Marseille (AFP) – Ukraine’s two-year-old war stopped the country getting past the European Championship finals group stage, coach Mykhailo Fomolenko said Monday.

“Football in Ukraine is not an exceptional thing, in our lives we have a very hard situation, a conlict situation, football is influenced by that,” Fomolenko told reporters in Marseille ahead of their final match against Poland.

“Our domestic league suffered too because of it, there is a chain reaction, the consequences of it are that we could not fulfill our task here to get out of the group,” he said.

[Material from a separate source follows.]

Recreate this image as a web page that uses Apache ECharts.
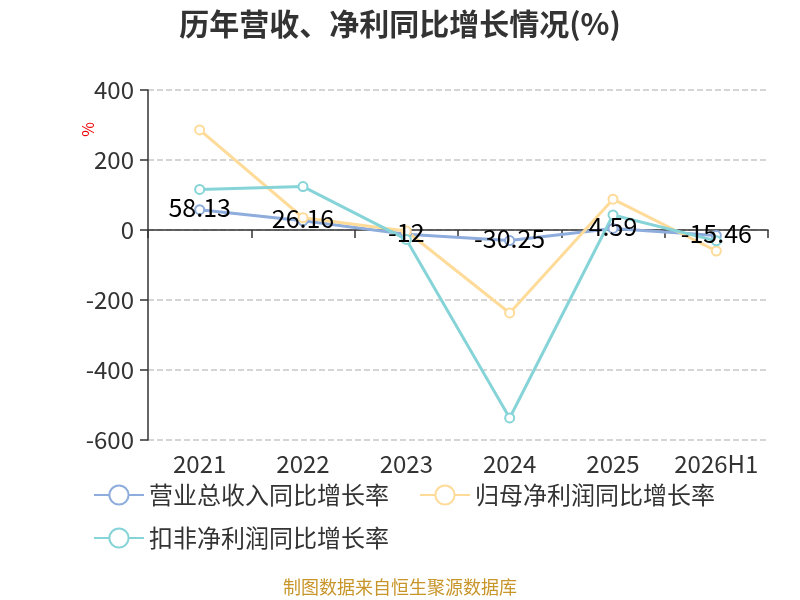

With two defeats against Germany and Northern Ireland to start Group C, Ukraine became the first team to be eliminated at Euro 2016, and have only pride to play for in the Stade Velodrome.

“We say sorry for that to our supporters,” Fomolenko said.

Even if Ukraine beats Poland they cannot overtake the third-placed Northern Ireland.

In the last decade  Ukrainian clubs like Dynamo Kiev and Shaktar Donetsk bought foreign stars that made them feared in the Champions League.

But the conflict and economic crisis has seen the powerful clubs lose funding and home venues are considered too dangerous for opposing sides to visit because of clashes in surrounding streets.

Russia’s annexation of the Crimea region in 2014 saw two of the Black Sea peninsula’s teams leave Ukraine’s top division — a move that upset UEFA, which barred them from joining the Russian championship.

Shakhtar Donetsk and a few other eastern teams have been forced to flee their grounds in rebel-held territories and play in Kiev or nationalist western Ukraine.

This allowed them to continue taking part in European competitions, but their support has collapsed.

The success of Shakhtar and Dnipro Dnipropetrovsk — surprise finalists of last year’s Europa League — was built around their purchase of stars from Brazil and other nations for huge sums.

Security fears and budget cuts are seeing those players leave for far safer European countries. 

Brazilian Douglas Costa moved from Shaktar to Bayern Munich last year for an estimated $30 million.